Budget 2026 of the Indian government has addressed the problem of cash flow for Indian families who are financing education outside of India. As such, the government has taken measures to alleviate the concern around tax collected at source (TCS) on foreign remittances and provided a rare compliance window for students returning from overseas. In combination, these changes address the upfront cost burden, ease legal stress, and acknowledge the reality of complex financial footprints that result from studying outside of India but, are not fully appreciated until those students return home.
The Indian government makes these announcements at a time where approximately 2.5 lakh Indian students go overseas to study each year; tuition costs of ₹30-50 lakhs for the UK or USA is common; countries like Germany have recently added restrictions to their visa processes that require that students prove they have a significant amount of blocked funds. Although the Budget 2026 does not change the cost of studying outside of India, it has made it substantially easier for families to pay for their students' foreign education and to regularise their student’s finances upon returning home.
Education remittances get immediate relief
The most tangible change is the reduction of TCS on education remittances made under the Liberalised Remittance Scheme (LRS). For amounts exceeding ₹10 lakh in a financial year, the TCS rate has been cut to 2% from the earlier 5%.

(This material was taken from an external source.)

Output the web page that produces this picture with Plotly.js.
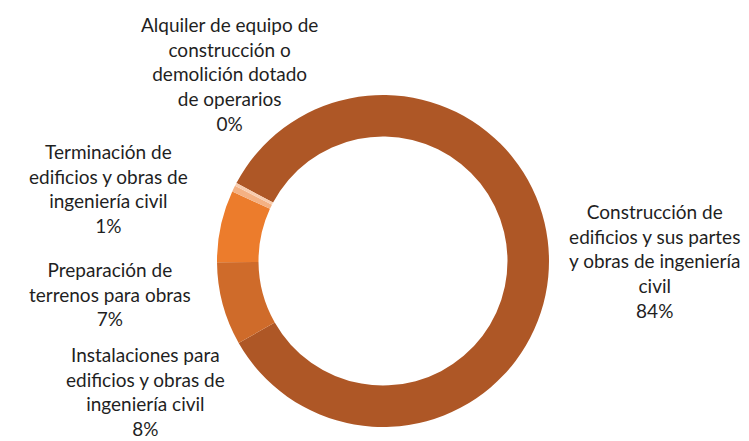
<!DOCTYPE html>
<html>
<head>
<meta charset="utf-8">
<script src="https://cdn.plot.ly/plotly-3.0.1.min.js"></script>
<style>html,body{margin:0;padding:0;background:#fff;}#chart{width:749px;height:441px;}</style>
</head>
<body>
<div id="chart"></div>
<script>
// Data
var categories = [
  "Construcción de edificios y sus partes y obras de ingeniería civil",
  "Instalaciones para edificios y obras de ingeniería civil",
  "Preparación de terrenos para obras",
  "Terminación de edificios y obras de ingeniería civil",
  "Alquiler de equipo de construcción o demolición dotado de operarios"
];
var values = [84.0, 8.1, 7.0, 0.6, 0.3];
var labelText = [
  "Construcción de<br>edificios y sus partes<br>y obras de ingeniería<br>civil",
  "Instalaciones para<br>edificios y obras de<br>ingeniería civil",
  "Preparación de<br>terrenos para obras",
  "Terminación de<br>edificios y obras de<br>ingeniería civil",
  "Alquiler de equipo de<br>construcción o<br>demolición dotado<br>de operarios"
];
var colors = ["#AE5726", "#CF6B2A", "#EC7C2C", "#F4B183", "#F8CBAD"];

// label anchor positions (pixels)
var labelPos = [[654, 261], [145, 391], [110, 294], [108, 188], [229, 74]];

var W = 749, H = 441;
var total = values.reduce(function(a, b){ return a + b; }, 0);
var annotations = labelText.map(function(t, i){
  return {
    text: t + "<br>" + Math.round(values[i] / total * 100) + "%",
    x: labelPos[i][0] / W, y: 1 - labelPos[i][1] / H,
    xref: "paper", yref: "paper",
    xanchor: "center", yanchor: "middle", align: "center",
    showarrow: false,
    font: {family: "Lato, 'Open Sans', sans-serif", size: 19, color: "#1f1f1f"}
  };
});

var cx = 383, cy = 261, r = 166;
var trace = {
  type: "pie",
  labels: categories,
  values: values,
  sort: false,
  direction: "clockwise",
  rotation: -62,
  hole: 0.75,
  textinfo: "none",
  hoverinfo: "label+percent",
  marker: {colors: colors, line: {width: 0}},
  domain: {x: [(cx - r) / W, (cx + r) / W], y: [1 - (cy + r) / H, 1 - (cy - r) / H]}
};

var layout = {
  width: W, height: H,
  margin: {l: 0, r: 0, t: 0, b: 0},
  showlegend: false,
  paper_bgcolor: "#ffffff",
  annotations: annotations
};

Plotly.newPlot("chart", [trace], layout, {displayModeBar: false, staticPlot: true});
</script>
</body>
</html>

This applies to funds sent abroad for tuition fees, living expenses, and other education-related costs. While education loans from banks were already treated more leniently, many families rely on a mix of savings, property sales, and informal family support to meet expenses. For them, the earlier 5% TCS often meant a large sum locked with the tax department until refunds were processed.
Under the new rate, families remitting ₹30–50 lakh for a UK or US degree stand to save roughly ₹30,000 to ₹1.2 lakh in upfront outgo. That is not a discount on education, but it significantly eases liquidity during the most expensive phase — visa filing, accommodation deposits, and initial tuition instalments.
Cash-flow impact for familie
Technically, TCS is adjustable against final tax liability. In practice, refunds take time, paperwork, and follow-up. For middle-class households already stretching finances, the earlier 5% rate acted like an interest-free loan to the government.
By lowering the rate to 2%, Budget 2026 recognises that education remittances are not discretionary consumption. It also indirectly helps students meet foreign visa requirements that demand large upfront balances, such as Germany’s blocked account threshold of around ₹12 lakh.
A rare compliance window for returning students
The second major announcement is a six-month amnesty window allowing returning students to declare undisclosed foreign income or assets — up to ₹1 crore — without penalty or prosecution.
This is designed for a specific, often overlooked group: students who earned stipends, internship income, or modest investment gains overseas but failed to report them correctly due to lack of awareness. In many cases, small foreign bank accounts or employer-linked stock options remain open even after returning to India, later triggering scrutiny during assessments.
The amnesty allows such individuals to come clean within six months, pay applicable dues if any, and reset their compliance status without fear of punitive action. It is explicitly framed as a one-time opportunity.
What typically trips up returning students
Foreign tax and residency rules are rarely intuitive. Short-term stipends, paid research assistantships, or internships can change residency status. Income that is tax-exempt abroad may still need disclosure in India. Many students discover these obligations years later, often during loan closures or high-value transactions.
By offering a clean-slate route below the ₹1 crore threshold, the Budget acknowledges that non-compliance in these cases is usually procedural, not intentional.
Education loans and tax regimes: no surprises, but choices matter
Section 80E, which allows deduction of interest paid on education loans without any upper limit, remains unchanged — but only under the old tax regime. The deduction starts from the year repayment begins and continues for eight years or until interest is fully paid.
Students and parents opting for the new simplified tax regime cannot claim this benefit. With about 72% of taxpayers currently choosing the new regime for its lower rates and fewer conditions, families funding overseas education may need to reassess which regime suits them better over the loan repayment horizon.
Banking trends underline why relief matters
Public sector banks reported an increase of nearly ₹13,000 crore in education loan portfolios in FY24, reflecting sustained demand for overseas study financing. With interest rates and currency costs fluctuating, even marginal savings on taxes and compliance friction influence borrowing decisions.
Lower TCS improves cash flow at the point of remittance, while the amnesty reduces long-term legal risk — a combination that banks and borrowers both welcome.
Implications for popular study destinations
The impact is most visible for students heading to the UK, US, Canada, and parts of Europe. These destinations typically require higher proof of funds and involve larger remittance volumes. Lower TCS means families can meet visa conditions without overfunding accounts purely to absorb tax deductions.